However, when I try the following I get an error:

  next_page = @orders_page.search("#purchaseOrderPager-pagerNextButton")
  next_page.click

The error:

undefined method `click' for #<Nokogiri::XML::NodeSet:0x007f9019095550> (NoMethodError)

回答1:

click is a method of Mechanize class.

Try following form.

next_page = @orders_page.at("#purchaseOrderPager-pagerNextButton")
mechanize_instance.click(next_page)

NOTE Replace mechanize_instance with actual variable.



回答2:

Your one doesn't work, as #search gives Nokogiri::XML::NodeSet instance. NodeSet is a collection of nodes. But in your case it is next_page is a NodeSet collection, which holds only one element. And first will give you the Nokogiri::XML::Node, which is also an Nokogiri::XML::Element.

Write as below :

next_page = @orders_page.search("#purchaseOrderPager-pagerNextButton").first

Or better to use #at method.

next_page = @orders_page.at("#purchaseOrderPager-pagerNextButton")

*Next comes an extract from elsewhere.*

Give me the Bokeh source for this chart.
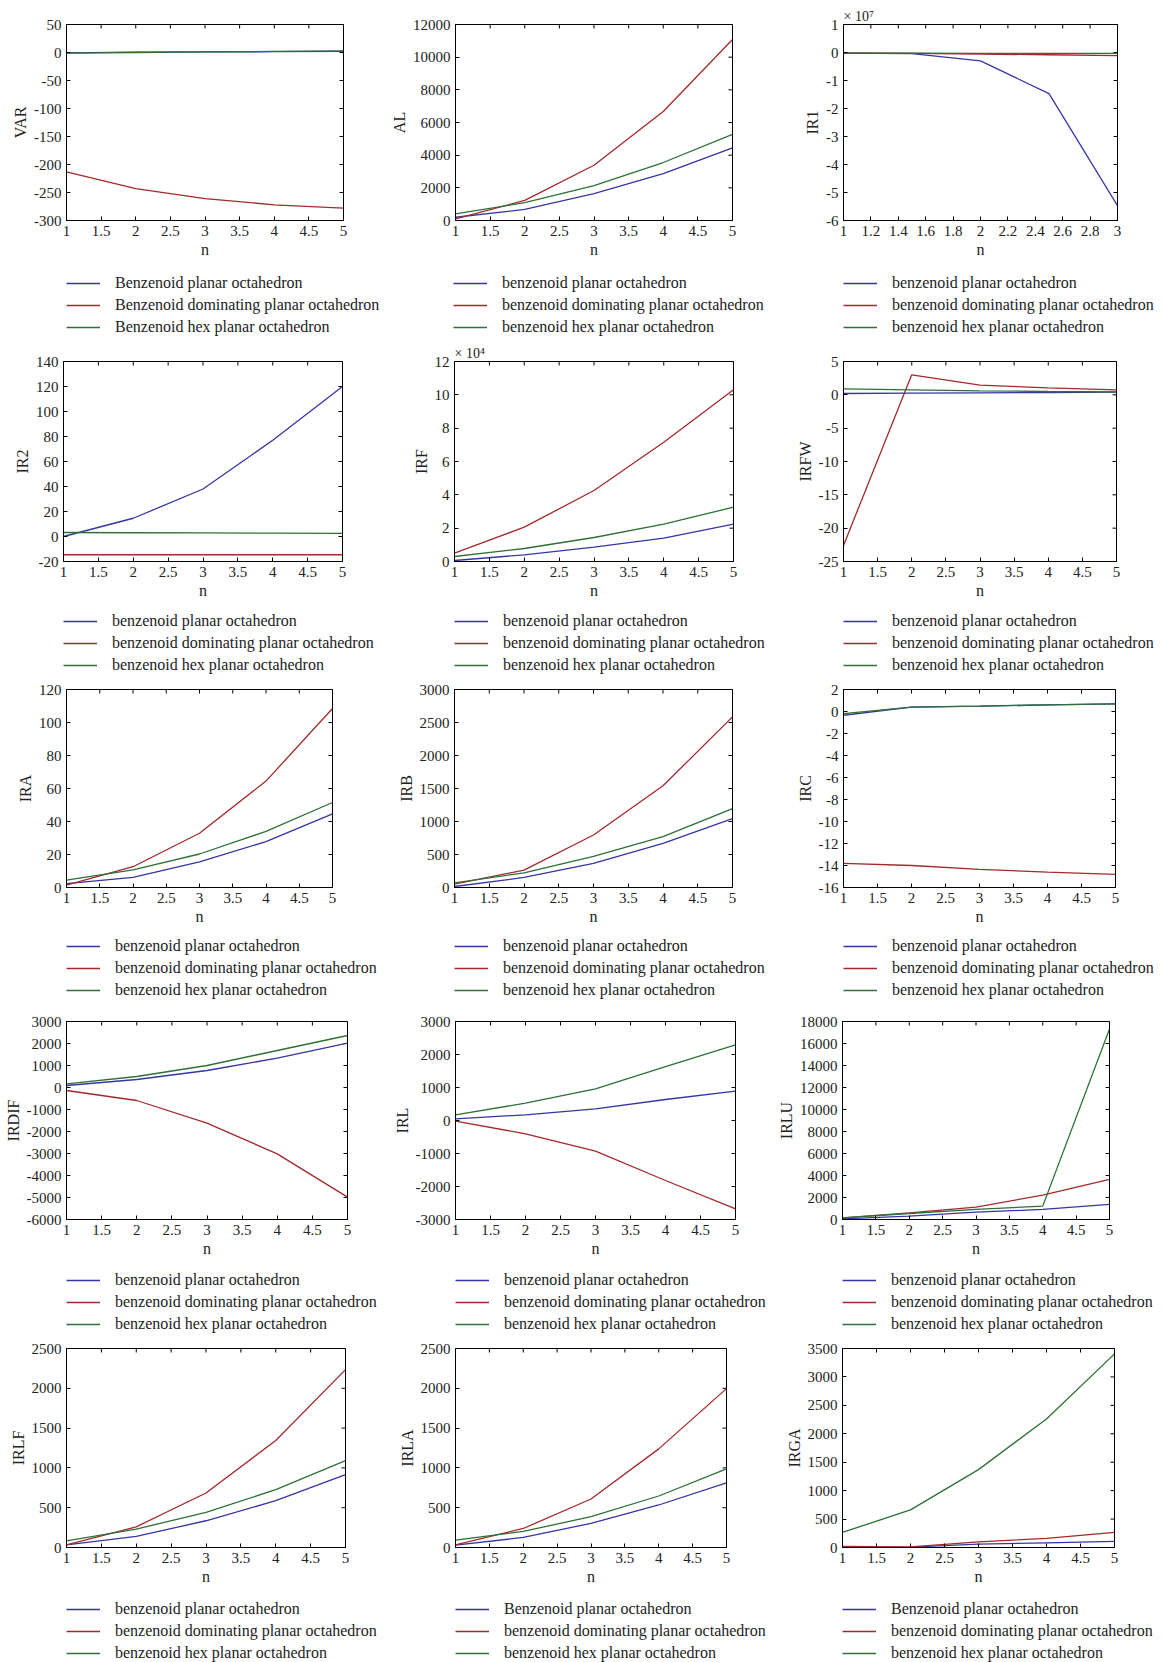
import numpy as np
from bokeh.plotting import figure
from bokeh.layouts import column, row
from bokeh.models import Range1d, FixedTicker, CustomJSTickFormatter
from bokeh.embed import file_html
from bokeh.resources import INLINE

# ---------------- data ----------------
n = [1, 2, 3, 4, 5]
n_ir1 = [1, 1.5, 2, 2.5, 3]

var_planar = [-0.5, 0.5, 1.0, 1.5, 2.0]
var_dominating = [-213, -243, -261, -272, -278]
var_hex = [-1.0, 0.0, 1.0, 2.0, 3.0]

al_planar = [200, 680, 1640, 2870, 4450]
al_dominating = [100, 1230, 3380, 6670, 11080]
al_hex = [410, 1090, 2130, 3550, 5270]

ir1_planar = [-0.02e7, -0.04e7, -0.30e7, -1.47e7, -5.47e7]
ir1_dominating = [-0.02e7, -0.03e7, -0.06e7, -0.08e7, -0.11e7]
ir1_hex = [-0.02e7, -0.02e7, -0.03e7, -0.03e7, -0.03e7]

ir2_planar = [0, 14.6, 38, 77, 120]
ir2_dominating = [-14.6, -14.6, -14.6, -14.6, -14.6]
ir2_hex = [3.2, 3.0, 2.9, 2.7, 2.5]

irf_planar = [600, 4000, 8600, 14000, 22400]
irf_dominating = [5000, 20600, 42600, 71600, 103000]
irf_hex = [3000, 7800, 14400, 22400, 32600]

irfw_planar = [0.2, 0.25, 0.3, 0.35, 0.4]
irfw_dominating = [-22.6, 3.0, 1.45, 1.05, 0.75]
irfw_hex = [0.9, 0.75, 0.6, 0.5, 0.45]

ira_planar = [2.4, 6.1, 15.6, 27.8, 44.6]
ira_dominating = [1.4, 12.6, 32.9, 64.5, 108.5]
ira_hex = [4.5, 10.7, 20.3, 34.0, 51.5]

irb_planar = [15, 152, 365, 669, 1044]
irb_dominating = [50, 264, 796, 1541, 2585]
irb_hex = [71, 223, 471, 770, 1196]

irc_planar = [-0.34, 0.39, 0.48, 0.60, 0.69]
irc_dominating = [-13.8, -14.0, -14.35, -14.6, -14.8]
irc_hex = [-0.19, 0.39, 0.48, 0.60, 0.69]

irdif_planar = [91, 364, 773, 1333, 2015]
irdif_dominating = [-136, -591, -1621, -3015, -4985]
irdif_hex = [167, 500, 1000, 1682, 2364]

irl_planar = [51, 172, 354, 636, 889]
irl_dominating = [-20, -404, -929, -1818, -2677]
irl_hex = [172, 525, 960, 1636, 2293]

irlu_planar = [50, 304, 669, 912, 1368]
irlu_dominating = [150, 608, 1125, 2219, 3647]
irlu_hex = [152, 547, 912, 1216, 17330]

irlf_planar = [34, 139, 336, 588, 916]
irlf_dominating = [34, 260, 685, 1345, 2235]
irlf_hex = [84, 231, 441, 727, 1092]

irla_planar = [29, 126, 303, 534, 811]
irla_dominating = [34, 239, 609, 1239, 1996]
irla_hex = [92, 202, 387, 647, 987]

irga_planar = [0, 6, 59, 83, 106]
irga_dominating = [18, 12, 100, 159, 266]
irga_hex = [266, 661, 1370, 2261, 3406]

labels_lower = ["benzenoid planar octahedron",
                "benzenoid dominating planar octahedron",
                "benzenoid hex planar octahedron"]
labels_upper = ["Benzenoid planar octahedron",
                "Benzenoid dominating planar octahedron",
                "Benzenoid hex planar octahedron"]
labels_first_upper = ["Benzenoid planar octahedron",
                      "benzenoid dominating planar octahedron",
                      "benzenoid hex planar octahedron"]

# (name, x, series, ymin, ymax, ystep, xmax, xstep, exponent, labels)
panels = [
    [("VAR", n, (var_planar, var_dominating, var_hex), -300, 50, 50, 5, 0.5, 0, labels_upper),
     ("AL", n, (al_planar, al_dominating, al_hex), 0, 12000, 2000, 5, 0.5, 0, labels_lower),
     ("IR1", n_ir1, (ir1_planar, ir1_dominating, ir1_hex), -6e7, 1e7, 1e7, 3, 0.2, 7, labels_lower)],
    [("IR2", n, (ir2_planar, ir2_dominating, ir2_hex), -20, 140, 20, 5, 0.5, 0, labels_lower),
     ("IRF", n, (irf_planar, irf_dominating, irf_hex), 0, 12e4, 2e4, 5, 0.5, 4, labels_lower),
     ("IRFW", n, (irfw_planar, irfw_dominating, irfw_hex), -25, 5, 5, 5, 0.5, 0, labels_lower)],
    [("IRA", n, (ira_planar, ira_dominating, ira_hex), 0, 120, 20, 5, 0.5, 0, labels_lower),
     ("IRB", n, (irb_planar, irb_dominating, irb_hex), 0, 3000, 500, 5, 0.5, 0, labels_lower),
     ("IRC", n, (irc_planar, irc_dominating, irc_hex), -16, 2, 2, 5, 0.5, 0, labels_lower)],
    [("IRDIF", n, (irdif_planar, irdif_dominating, irdif_hex), -6000, 3000, 1000, 5, 0.5, 0, labels_lower),
     ("IRL", n, (irl_planar, irl_dominating, irl_hex), -3000, 3000, 1000, 5, 0.5, 0, labels_lower),
     ("IRLU", n, (irlu_planar, irlu_dominating, irlu_hex), 0, 18000, 2000, 5, 0.5, 0, labels_lower)],
    [("IRLF", n, (irlf_planar, irlf_dominating, irlf_hex), 0, 2500, 500, 5, 0.5, 0, labels_lower),
     ("IRLA", n, (irla_planar, irla_dominating, irla_hex), 0, 2500, 500, 5, 0.5, 0, labels_first_upper),
     ("IRGA", n, (irga_planar, irga_dominating, irga_hex), 0, 3500, 500, 5, 0.5, 0, labels_first_upper)],
]

colors = ["#3535a5", "#a3292c", "#2d7038"]

# ---------------- layout geometry ----------------
col_start = [0, 387, 774]
col_width = [387, 387, 388]
frames_x = [
    [(66, 343), (453, 732), (843, 1117)],
    [(63, 342), (454, 733), (843, 1116)],
    [(66, 332), (454, 732), (843, 1115)],
    [(66, 347), (455, 735), (842, 1109)],
    [(66, 345), (455, 726), (842, 1114)],
]
# (row height, top border, frame height, legend first-line offset below frame)
rows_geom = [(337, 24, 196, 63), (338, 24, 200, 60), (330, 14, 198, 59),
             (331, 16, 198, 61), (326, 12, 199, 62)]

FONT = "Liberation Serif"
TXT = "#222222"


def style_axis(ax, ticks, scale=1.0):
    ax.ticker = FixedTicker(ticks=list(ticks))
    ax.major_tick_in = 4
    ax.major_tick_out = 0
    ax.minor_tick_line_color = None
    ax.axis_line_color = "black"
    ax.major_tick_line_color = "black"
    ax.major_label_text_font = FONT
    ax.major_label_text_color = TXT
    ax.major_label_text_font_size = "15px"
    ax.major_label_standoff = 5
    ax.axis_label_text_font = FONT
    ax.axis_label_text_color = TXT
    ax.axis_label_text_font_style = "normal"
    ax.axis_label_text_font_size = "16px"
    ax.axis_label_standoff = 2
    ax.formatter = CustomJSTickFormatter(
        args=dict(scale=scale),
        code="const v = Math.round(tick / scale * 1000) / 1000; return v.toString();")


blocks = []
for ri, prow in enumerate(panels):
    rh, top, fh, leg_off = rows_geom[ri]
    bottom = leg_off - 11
    h1 = top + fh + bottom
    h2 = rh - h1
    charts, legends = [], []
    for ci, (name, xs, series, ymin, ymax, ystep, xmax, xstep, expo, labels) in enumerate(prow):
        fl, fr = frames_x[ri][ci]
        left = fl - col_start[ci]
        fw = fr - fl
        right = col_width[ci] - left - fw
        p = figure(width=col_width[ci], height=h1, output_backend="svg", toolbar_location=None,
                   x_range=Range1d(1, xmax), y_range=Range1d(ymin, ymax),
                   min_border_left=left, min_border_right=right,
                   min_border_top=top, min_border_bottom=bottom,
                   x_axis_label="n", y_axis_label=name)
        p.grid.visible = False
        p.outline_line_color = "black"
        p.background_fill_color = "white"
        p.border_fill_color = "white"
        xt = np.round(np.arange(1, xmax + 1e-9, xstep), 6)
        yt = np.round(np.arange(ymin, ymax + ystep * 1e-6, ystep), 6)
        scale = 10.0 ** expo
        style_axis(p.xaxis[0], xt)
        style_axis(p.yaxis[0], yt, scale)

        # inward ticks on the top and right edges (half of each dash is clipped by the frame)
        p.scatter(xt, np.full(len(xt), ymax), marker="dash", angle=np.pi / 2, size=8,
                  line_color="black", line_width=1)
        p.scatter(np.full(len(yt), xmax), yt, marker="dash", angle=0, size=8,
                  line_color="black", line_width=1)

        for s, c in zip(series, colors):
            p.line(xs, s, line_color=c, line_width=1.3)

        if expo:
            sup = {4: "\u2074", 7: "\u2077"}[expo]
            p.title.text = "\u00d7 10" + sup
            p.title.align = "left"
            p.title.text_font = FONT
            p.title.text_font_size = "14px"
            p.title.text_font_style = "normal"
            p.title.text_color = TXT
            p.title.standoff = 2
            p.title.offset = 0
        charts.append(p)

        # legend strip under the chart (series drawn off-range; only legend samples show)
        q = figure(width=col_width[ci], height=h2, output_backend="svg", toolbar_location=None,
                   x_range=Range1d(-10, -9), y_range=Range1d(-10, -9),
                   x_axis_location=None, y_axis_location=None,
                   min_border_left=left, min_border_right=0,
                   min_border_top=0, min_border_bottom=0)
        q.grid.visible = False
        q.outline_line_color = None
        q.background_fill_color = "white"
        q.border_fill_color = "white"
        for s, c, lab in zip(series, colors, labels):
            q.line(xs, s, line_color=c, line_width=1.3, legend_label=lab)
        lg = q.legend[0]
        lg.location = "top_left"
        lg.glyph_width = 34
        lg.glyph_height = 22
        lg.label_height = 22
        lg.label_standoff = 15
        lg.spacing = 0
        lg.padding = 0
        lg.margin = 0
        lg.border_line_color = None
        lg.background_fill_alpha = 0
        lg.label_text_font = FONT
        lg.label_text_font_size = "16px"
        lg.label_text_color = TXT
        legends.append(q)
    blocks.append(row(*charts, spacing=0))
    blocks.append(row(*legends, spacing=0))

layout = column(*blocks, spacing=0)
open("out.html", "w").write(file_html(layout, INLINE))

Now #click is a method of Mechanize::Page::Link instance. Open the source :

# File lib/mechanize/page/link.rb, line 29
def click
  @mech.click self
end

Here is the full code :-

next_page = @orders_page.at("#purchaseOrderPager-pagerNextButton")
# mech is your Mechanize object.
next_link = Mechanize::Page::Link.new( next_page, mech, @orders_page )
next_link.click

Mechanize#click lets you supply a string with the text of the anchor/ button to click on and Nokogiri::XML::Node as well. So we can do :

mech.click next_page

Let's see why the above code would work :

source code lines

  referer = current_page()
  href = link.respond_to?(:href) ? link.href :
    (link['href'] || link['src'])
  get href, [], referer